“The White Man’s Burden” consists of seven rhyming, eight-line stanzas. Each of these stanzas follows the same basic structure, beginning with the speaker’s repeated call for the reader to “take up the White Man’s burden” (lines 1, 9, 17, 25, 33, 41, and 49). Following this imperative, the speaker elaborates on what taking up this burden will entail. In most cases, the speaker describes just how challenging it will be to assume “the White Man’s burden.” The opening stanza, for example, encourages Western nations to send “the best ye breed” into exile, where they will labor like oxen under “heavy harness” (lines 2 and 5). At the top of the next stanza, the speaker renews the call to “take up the White Man’s burden,” before going on to explain that this burden is essentially self-sacrificing, as it aims “to seek another’s profit, / And work another’s gain” (lines 15–16). This basic structure—of an imperative followed by an elaboration of the challenge involved in fulfilling that imperative—continues throughout the rest of the poem.
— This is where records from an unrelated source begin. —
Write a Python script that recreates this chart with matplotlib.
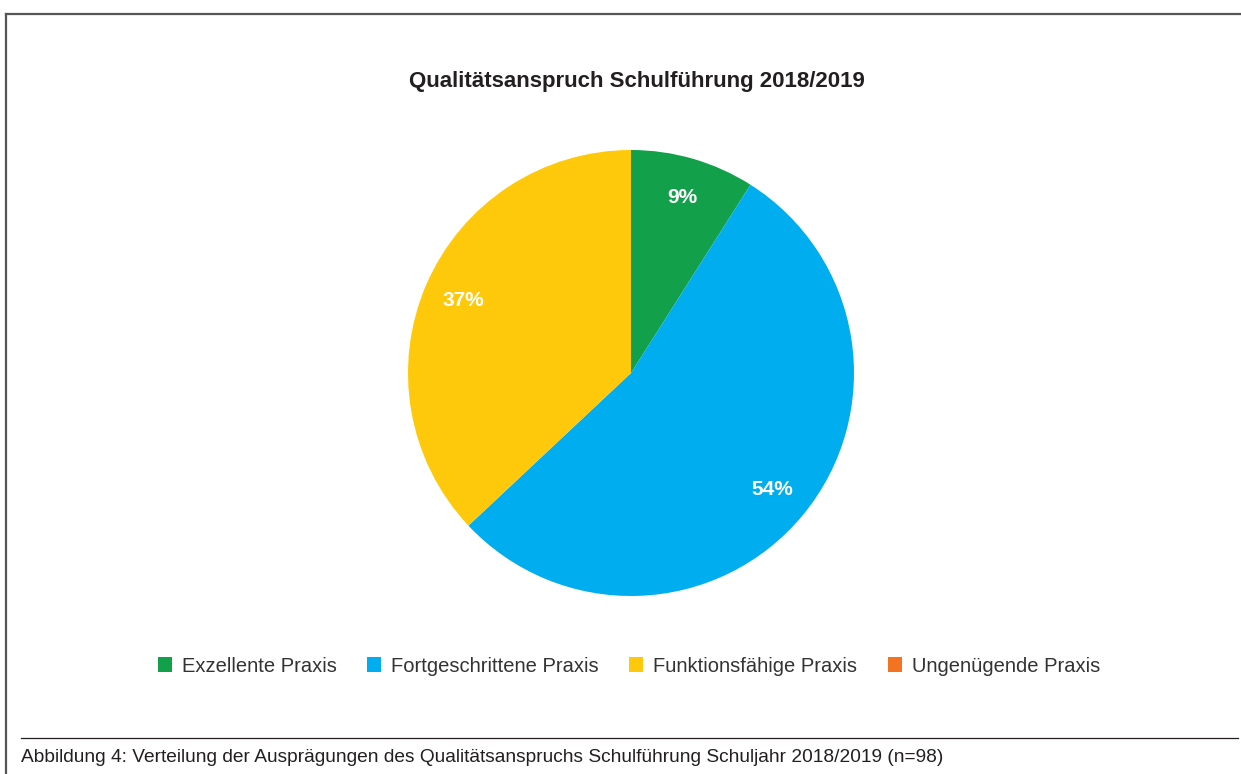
import numpy as np
import matplotlib.pyplot as plt
from matplotlib.patches import Patch
from matplotlib.lines import Line2D

plt.rcParams['font.family'] = ['Liberation Sans', 'DejaVu Sans']

categories = ['Exzellente Praxis', 'Fortgeschrittene Praxis', 'Funktionsfähige Praxis', 'Ungenügende Praxis']
shares = [9, 54, 37, 0]
colors = ['#12a04b', '#00aeef', '#ffc90b', '#f47321']
title = 'Qualitätsanspruch Schulführung 2018/2019'
caption = 'Abbildung 4: Verteilung der Ausprägungen des Qualitätsanspruchs Schulführung Schuljahr 2018/2019 (n=98)'

W, H = 1241, 774
fig = plt.figure(figsize=(W / 100, H / 100), dpi=100)

# pie axes: centre ~ (631, 373) px, radius ~ 223 px
cx, cy, r = 631, 373, 223
ax = fig.add_axes([(cx - r) / W, (H - cy - r) / H, 2 * r / W, 2 * r / H])


def fmt(p):
    return f'{p:.0f}%' if p > 0.5 else ''


wedges, texts, autotexts = ax.pie(shares, colors=colors, startangle=90, counterclock=False,
                                  autopct=fmt, pctdistance=0.82,
                                  textprops=dict(color='white', fontsize=15, fontweight='bold'))
ax.set_xlim(-1, 1)
ax.set_ylim(-1, 1)
ax.set_aspect('equal')
ax.axis('off')

fig.text(637 / W, 1 - 82 / H, title, ha='center', va='center',
         fontsize=16, fontweight='bold', color='#231f20')

handles = [Patch(facecolor=c, edgecolor='none') for c in colors]
fig.legend(handles, categories, loc='center', bbox_to_anchor=(629 / W, 1 - 666 / H),
           ncol=4, frameon=False, fontsize=14.5, handlelength=0.7, handleheight=0.7,
           handletextpad=0.5, columnspacing=1.5, labelcolor='#333333')

# frame lines
fig.add_artist(Line2D([6 / W, 1], [1 - 14 / H] * 2, color='#555555', lw=1.6))
fig.add_artist(Line2D([6 / W, 6 / W], [0, 1 - 14 / H], color='#555555', lw=1.6))
fig.add_artist(Line2D([21 / W, 1238 / W], [1 - 738 / H] * 2, color='#231f20', lw=0.9))

fig.text(21 / W, 1 - 758 / H, caption, ha='left', va='center', fontsize=13.8, color='#231f20')

fig.savefig('out.png', dpi=100)
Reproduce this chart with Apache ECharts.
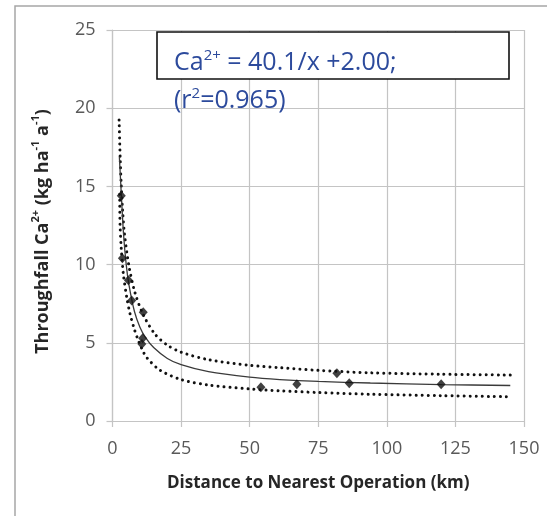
<!DOCTYPE html>
<html>
<head>
<meta charset="utf-8">
<script src="https://cdn.jsdelivr.net/npm/echarts@6/dist/echarts.min.js"></script>
<style>
html,body{margin:0;padding:0;background:#fff;}
#chart{width:547px;height:516px;}
</style>
</head>
<body>
<div id="chart"></div>
<script>
// Observed data points (distance km, throughfall Ca2+)
const pointX = [3.2, 3.6, 5.8, 7.0, 11.2, 11.0, 10.7, 54.1, 67.2, 81.8, 86.3, 119.8];
const pointY = [14.4, 10.4, 9.0, 7.7, 6.95, 5.29, 4.92, 2.15, 2.35, 3.05, 2.41, 2.35];

// Fitted curve (solid)
const fitX = [2.5, 3, 4, 5, 6, 8, 10, 12, 15, 20, 25, 35, 50, 61, 75, 94, 120, 145];
const fitY = [16.9, 15.2, 12.0, 10.0, 8.7, 7.0, 6.0, 5.35, 4.7, 4.0, 3.6, 3.15, 2.8, 2.65, 2.53, 2.43, 2.33, 2.27];

// Upper dotted band
const upX = [2.4, 2.8, 3.2, 3.7, 4.4, 6, 8.2, 11.2, 15.5, 20, 25, 35, 50, 61, 75, 94, 120, 145];
const upY = [19.25, 16.8, 15.0, 13.4, 11.9, 9.9, 8.2, 6.8, 5.55, 4.85, 4.4, 3.92, 3.56, 3.41, 3.24, 3.08, 2.99, 2.94];

// Lower dotted band
const loX = [2.6, 2.74, 3.2, 3.95, 5.2, 6.4, 8, 9.4, 11, 12.5, 17.3, 25, 35, 50, 61, 75, 94, 120, 145];
const loY = [14.5, 12.6, 11.0, 9.4, 7.9, 6.85, 5.85, 5.15, 4.5, 4.05, 3.25, 2.65, 2.3, 2.05, 1.93, 1.82, 1.71, 1.62, 1.55];

// Axis ticks
const xTicks = [0, 25, 50, 75, 100, 125, 150];
const yTicks = [0, 5, 10, 15, 20, 25];

const zip = (xs, ys) => xs.map((x, i) => [x, ys[i]]);

const chart = echarts.init(document.getElementById('chart'), null, {renderer: 'canvas'});
const gridCol = '#c4c4c4';
const labelFont = 'Open Sans';
const blue = '#2c4a9c';

chart.setOption({
  animation: false,
  backgroundColor: '#ffffff',
  grid: {left: 112.5, right: 23, top: 30, bottom: 95},
  xAxis: {
    type: 'value', min: xTicks[0], max: xTicks[xTicks.length - 1], interval: 25,
    axisLine: {show: true, lineStyle: {color: gridCol, width: 1.2}},
    axisTick: {show: true, length: 6, lineStyle: {color: gridCol, width: 1.2}},
    splitLine: {show: true, lineStyle: {color: gridCol, width: 1.2}},
    axisLabel: {color: '#595959', fontFamily: labelFont, fontSize: 18, margin: 19},
    name: 'Distance to Nearest Operation (km)',
    nameLocation: 'middle', nameGap: 54,
    nameTextStyle: {color: '#262626', fontFamily: labelFont, fontSize: 17, fontWeight: 'bold'}
  },
  yAxis: {
    type: 'value', min: yTicks[0], max: yTicks[yTicks.length - 1], interval: 5,
    axisLine: {show: true, lineStyle: {color: gridCol, width: 1.2}},
    axisTick: {show: true, length: 6, lineStyle: {color: gridCol, width: 1.2}},
    splitLine: {show: true, lineStyle: {color: gridCol, width: 1.2}},
    axisLabel: {color: '#595959', fontFamily: labelFont, fontSize: 18, margin: 17},
    name: '{b|Throughfall Ca}{s|2+}{b| (kg ha}{s|-1}{b| a}{s|-1}{b|)}',
    nameLocation: 'middle', nameGap: 58, nameRotate: 90,
    nameTextStyle: {
      color: '#262626',
      padding: [0, 12, 0, 0],
      rich: {
        b: {fontFamily: labelFont, fontSize: 18, fontWeight: 'bold', color: '#262626', lineHeight: 24},
        s: {fontFamily: labelFont, fontSize: 11, fontWeight: 'bold', color: '#262626', lineHeight: 24, verticalAlign: 'top', padding: [0, 0, 9, 0]}
      }
    }
  },
  series: [
    {
      type: 'line', data: zip(upX, upY), showSymbol: false, smooth: 0.3,
      lineStyle: {color: '#111', width: 3, type: [0.01, 6], cap: 'round'}, z: 3
    },
    {
      type: 'line', data: zip(loX, loY), showSymbol: false, smooth: 0.3,
      lineStyle: {color: '#111', width: 3, type: [0.01, 6], cap: 'round'}, z: 3
    },
    {
      type: 'line', data: zip(fitX, fitY), showSymbol: false, smooth: 0.3,
      lineStyle: {color: '#3a3a3a', width: 1.3}, z: 4
    },
    {
      type: 'scatter', data: zip(pointX, pointY), symbol: 'diamond', symbolSize: [9, 10],
      itemStyle: {color: '#111'}, z: 5
    }
  ],
  graphic: [
    {type: 'rect', shape: {x: 15, y: 6, width: 560, height: 540}, style: {fill: 'none', stroke: '#a6a6a6', lineWidth: 1.5}, z: 0, silent: true},
    {type: 'rect', shape: {x: 157, y: 32, width: 352, height: 47}, style: {fill: '#ffffff', stroke: '#111', lineWidth: 1.6}, z: 10},
    {type: 'text', x: 174, y: 63, z: 11, style: {
      text: '{n|Ca}{s|2+}{n| = 40.1/x +2.00;}',
      rich: {
        n: {fontFamily: labelFont, fontSize: 25, fill: blue, lineHeight: 30},
        s: {fontFamily: labelFont, fontSize: 15, fill: blue, lineHeight: 30, verticalAlign: 'top', padding: [0, 0, 11, 0]}
      },
      verticalAlign: 'middle'
    }},
    {type: 'text', x: 174, y: 101, z: 11, style: {
      text: '{n|(r}{s|2}{n|=0.965)}',
      rich: {
        n: {fontFamily: labelFont, fontSize: 25, fill: blue, lineHeight: 30},
        s: {fontFamily: labelFont, fontSize: 15, fill: blue, lineHeight: 30, verticalAlign: 'top', padding: [0, 0, 11, 0]}
      },
      verticalAlign: 'middle'
    }}
  ]
});
</script>
</body>
</html>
At first glance, this two-part stanza structure may strike the reader as contradictory. Why, if “the White Man’s burden” is indeed so burdensome, should the reader be at all keen to take it up? If we were to focus on any one individual stanza, we likely wouldn’t feel convinced by the speaker’s argument. However, as we read through the poem as a whole, the claims presented in the individual stanzas begin to have a more cumulative effect. Indeed, they develop into a broader argument in which taking up “the White Man’s burden” isn’t merely a matter of drudgery. It’s also a matter of honor, and as such it presents a moral imperative. In other words, the repeating structure of the individual stanzas accumulates into a broader vision in which imperial expansion is characterized as an act of noble self-sacrifice. Such thankless service of the world’s less fortunate elevates the status of the agents of empire and ultimately affirms the supposed superiority of “the White Man.”